Date of Award


Document Type

Campus Access Dissertation

Degree Name

Doctor of Philosophy (PhD)


Education/Higher Education PhD

First Advisor

John Saltmarsh

Second Advisor

Tara L. Parker

Third Advisor

Shanna Smith Jaggars


The role community college faculty play in developing and teaching asset-based, student-centered, and humanized online courses is critical to a college's ability to use online education to improve student success. The study’s purpose is to examine community college faculty attitudes regarding the adoption of online education innovations and the implications for access and equity. A survey, grounded in Rogers' (2003) diffusion of innovation (DoI) theory and based on Moore and Benbasat’s (1991) instrument for measuring the perceptions of adopting an information technology innovation, was used to explore the adoption of online education at community colleges.
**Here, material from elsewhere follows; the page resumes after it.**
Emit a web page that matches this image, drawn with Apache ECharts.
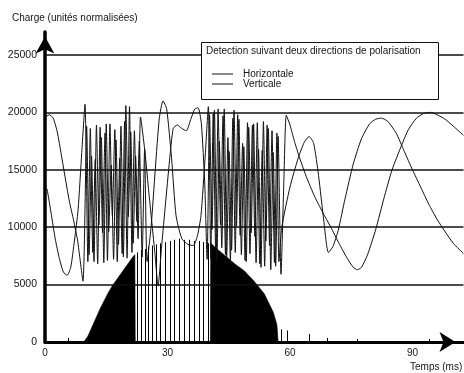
<!DOCTYPE html>
<html><head><meta charset="utf-8">
<script src="https://cdn.jsdelivr.net/npm/echarts@6/dist/echarts.min.js"></script>
<style>html,body{margin:0;padding:0;background:#fff}#c{width:464px;height:373px}</style>
</head><body><div id="c"></div>
<script>
// x ticks (ms) and y ticks (charge)
const xTicks = [0, 30, 60, 90];
const yTicks = [0, 5000, 10000, 15000, 20000, 25000];
const seriesNames = ['Horizontale', 'Verticale'];

// [time ms, charge]
const horizontale = [
 [0,19500],[1,19800],[2,19500],[3,18300],[4,16300],[5,14200],[6,12200],[7,10600],[8,8800],[9.3,5300],
 [10.2,18800],[10.8,7600],[11.4,16200],[12,7000],[12.6,18900],[13.2,10200],[13.8,17800],[14.4,6900],
 [15,19000],[15.6,9600],[16.2,15400],[16.8,7200],[17.4,17600],[18,8500],[18.6,18800],[19.2,7400],
 [19.8,20600],[20.4,10900],[21,18300],[21.6,8600],[22.2,16200],[22.8,9000],[23.4,19600],[24.5,16500],
 [25.3,13500],[26,11000],[26.9,7800],[27.7,4900],[28.6,8500],[29.5,12000],[30.5,15800],[31.4,18600],
 [32.4,18900],[33.5,18600],[34.6,18400],[35.8,19500],[36.7,20300],[37.5,20400],[38.3,19000],
 [39.1,14000],[39.7,7200],[40.3,19800],[40.9,9800],[41.5,20200],[42.1,7000],[42.7,17500],[43.3,8200],
 [43.9,20300],[44.5,7400],[45.1,16600],[45.7,8000],[46.3,20200],[46.9,10100],[47.5,19400],[48.1,7600],
 [48.7,17000],[49.3,7000],[49.9,18700],[50.5,9500],[51.1,19000],[51.7,6900],[52.3,16800],[52.9,6500],
 [53.5,19200],[54.1,8800],[54.7,18600],[55.3,6300],[55.9,16500],[56.5,6600],[57.1,17900],[57.8,5900],
 [58.5,14000],[59.1,19750],[60,18900],[61,17600],[62.3,16100],[64,14400],[66,12700],[68,11300],
 [70,10000],[72,8600],[74,7300],[75.5,6500],[76.5,6300],[77.5,6500],[79,7600],[81,9800],[83,12500],
 [85,15000],[87.3,17100],[89,18500],[91,19500],[92.7,19900],[94.4,20000],[96,19800],[98,19400],
 [100,18800],[102.5,18000]
];
const verticale = [
 [0,13500],[0.5,13300],[1.5,11200],[2.5,9000],[3.5,7300],[4.5,6100],[5.4,5800],[6.3,6500],[7.2,8800],
 [8.1,11500],[9,16500],[9.8,20700],[10.5,7000],[11.1,18600],[11.7,7800],[12.3,15900],[12.9,6800],
 [13.5,18700],[14.1,9500],[14.7,18200],[15.3,7100],[15.9,19000],[16.5,11000],[17.1,18500],[17.7,7000],
 [18.3,16000],[18.9,7700],[19.5,19200],[20.1,7300],[20.7,20500],[21.3,7800],[21.9,18400],[22.5,10500],
 [23.1,17500],[23.8,7400],[24.4,16800],[25,7000],[26,10100],[27,15000],[28,19500],[28.9,21000],
 [29.8,20300],[31,16000],[32.1,11000],[33.5,9000],[35,8500],[36.3,8400],[37.3,9200],[38.2,11000],
 [39.2,16000],[40,20500],[40.6,7300],[41.2,19900],[41.8,8000],[42.4,20300],[43,10200],[43.6,19700],
 [44.2,7600],[44.8,17800],[45.4,7000],[46,19500],[46.6,7800],[47.2,19800],[47.8,9300],[48.4,17300],
 [49,7100],[49.6,19100],[50.2,7700],[50.8,18900],[51.4,9200],[52,19100],[52.6,6800],[53.2,16700],
 [53.8,6600],[54.4,18900],[55,8400],[55.6,18400],[56.2,6900],[56.8,18200],[57.3,7000],[58,10000],
 [60,13500],[62,16000],[63.5,17400],[64.7,17900],[65.8,17300],[67,14500],[68.3,10500],[69.4,7800],
 [70.5,8300],[71.8,9700],[73.5,12500],[75.5,15500],[77.5,17700],[79.5,19000],[81,19400],[82.4,19500],
 [84,19200],[86,18200],[88,16600],[90,15000],[92,13500],[94,12000],[96,10700],[98,9600],[100,8600],
 [102.5,7700]
];
// charge envelope of the dense pulse trains
const chargeFillLeft = [
 [9.5,0],[10.5,500],[11.5,1300],[12.5,2100],[13.5,2900],[14.5,3600],[15.5,4300],[16.5,4900],
 [17.5,5400],[18.5,5900],[19.5,6400],[20.5,6900],[21.5,7400],[22,7600],[22.1,0]
];
const chargeFillRight = [
 [40.5,0],[40.6,8600],[42.5,8000],[44.5,7400],[46.5,6800],[48.8,6200],[51.2,5300],[53.7,4200],
 [55.9,2600],[56.8,1500],[57.1,0]
];
// isolated charge pulses
const chargeBars = [
 [5.6,350],[22.6,7800],[23.5,8000],[24.4,8100],[25.3,8300],[26.2,8400],[27.1,8500],[28.1,8600],
 [29.3,8700],[30.5,8800],[31.7,8900],[32.9,9000],[34.1,8900],[35.3,8900],[36.4,8800],[37.6,8800],
 [38.8,8700],[39.9,8600],[57.8,1100],[59.3,1000],[64.7,700],[69.1,350],[76.5,250],[94.1,250]
];

const font = 'Liberation Sans, Arial, sans-serif';
const ink = '#151515';
const chart = echarts.init(document.getElementById('c'), null, {renderer: 'canvas'});
const fillSeries = (name, data) => ({
  name, type: 'line', data, symbol: 'none', silent: true, z: 1,
  lineStyle: {color: '#000', width: 0.6}, areaStyle: {color: '#000', opacity: 1}
});
chart.setOption({
  animation: false,
  backgroundColor: '#fff',
  color: ['#111', '#111'],
  grid: {left: 45, right: 0.5, top: 32, bottom: 31, containLabel: false},
  title: [
    {text: 'Charge (unités normalisées)', left: 12, top: 13, padding: 0,
     textStyle: {fontFamily: font, fontSize: 10, fontWeight: 'normal', color: ink}},
    {text: 'Temps (ms)', left: 410, top: 362, padding: 0,
     textStyle: {fontFamily: font, fontSize: 10, fontWeight: 'normal', color: ink}},
    {text: 'Detection suivant deux directions de polarisation', left: 206, top: 46, padding: 0, z: 110,
     textStyle: {fontFamily: font, fontSize: 10, fontWeight: 'normal', color: ink}}
  ],
  legend: {
    data: seriesNames, orient: 'vertical', left: 212, top: 69, padding: 0, z: 110,
    icon: 'rect', itemWidth: 21, itemHeight: 1, itemGap: 0,
    itemStyle: {color: '#111'},
    textStyle: {fontFamily: font, fontSize: 10, color: ink, padding: [0, 0, 0, 5]}
  },
  graphic: [{
    type: 'rect', z: 100, silent: true,
    shape: {x: 201.5, y: 42.5, width: 237, height: 57},
    style: {fill: '#fff', stroke: '#111', lineWidth: 1}
  }],
  xAxis: {
    type: 'value', min: xTicks[0], max: 102.5, interval: xTicks[1] - xTicks[0], z: 10,
    axisLine: {show: true, onZero: false, lineStyle: {color: '#000', width: 3},
      symbol: ['none', 'arrow'], symbolSize: [15, 16], symbolOffset: [0, -8]},
    axisTick: {show: false},
    axisLabel: {margin: 6, showMaxLabel: false, fontFamily: font, fontSize: 10, color: ink,
      formatter: (v) => String(v)},
    splitLine: {show: false}
  },
  yAxis: {
    type: 'value', min: yTicks[0], max: 27000, interval: yTicks[1] - yTicks[0], offset: 3, z: 10,
    axisLine: {show: true, lineStyle: {color: '#000', width: 3.5},
      symbol: ['none', 'arrow'], symbolSize: [14, 17], symbolOffset: [0, -4.5]},
    axisTick: {show: false},
    axisLabel: {margin: 5, showMaxLabel: false, fontFamily: font, fontSize: 10.5, color: ink,
      formatter: (v) => String(v)},
    splitLine: {show: true, showMaxLine: false, showMinLine: false, lineStyle: {color: '#111', width: 1.5}}
  },
  series: [
    fillSeries('fillL', chargeFillLeft),
    fillSeries('fillR', chargeFillRight),
    {name: 'pulses', type: 'custom', data: chargeBars, silent: true, z: 2, encode: {x: 0, y: 1},
     renderItem: (params, api) => {
       const base = api.coord([api.value(0), 0]);
       const top = api.coord([api.value(0), api.value(1)]);
       const x = Math.round(base[0]) + 0.5;
       return {type: 'line', shape: {x1: x, y1: base[1], x2: x, y2: top[1]},
               style: {stroke: '#000', lineWidth: 1, fill: null}};
     }},
    {name: seriesNames[0], type: 'line', data: horizontale, symbol: 'none', smooth: 0.2, z: 3,
     lineStyle: {color: '#111', width: 1}},
    {name: seriesNames[1], type: 'line', data: verticale, symbol: 'none', smooth: 0.2, z: 3,
     lineStyle: {color: '#111', width: 1}}
  ]
});
</script></body></html>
Data from faculty focus groups and online learning leader interviews were also used to further enhance the survey development. Of the participants (N=405) in this study, 93% had a positive attitude toward and 72% have adopted online education innovations. A large majority (71%) of participants’ motivations to teach online were student-centered –to increase the access and flexibility of postsecondary education, followed by personal flexibility and convenience (58%). A binomial logistic regression analysis identified eight significant variables explaining MA community college adoption of online education: felt need or problem, voluntariness, full-time and tenured, parents with no college degree, institutional status and reputation, how-to knowledge, result demonstrability, and attitudes and beliefs. Many of the technological, economic, and pedagogical online education innovations participants adopt were also identified. These findings pose important implications for policy, practice, and research relevant to technology use and skills, training and development, course design and technical support, quality issues, and workload and compensation.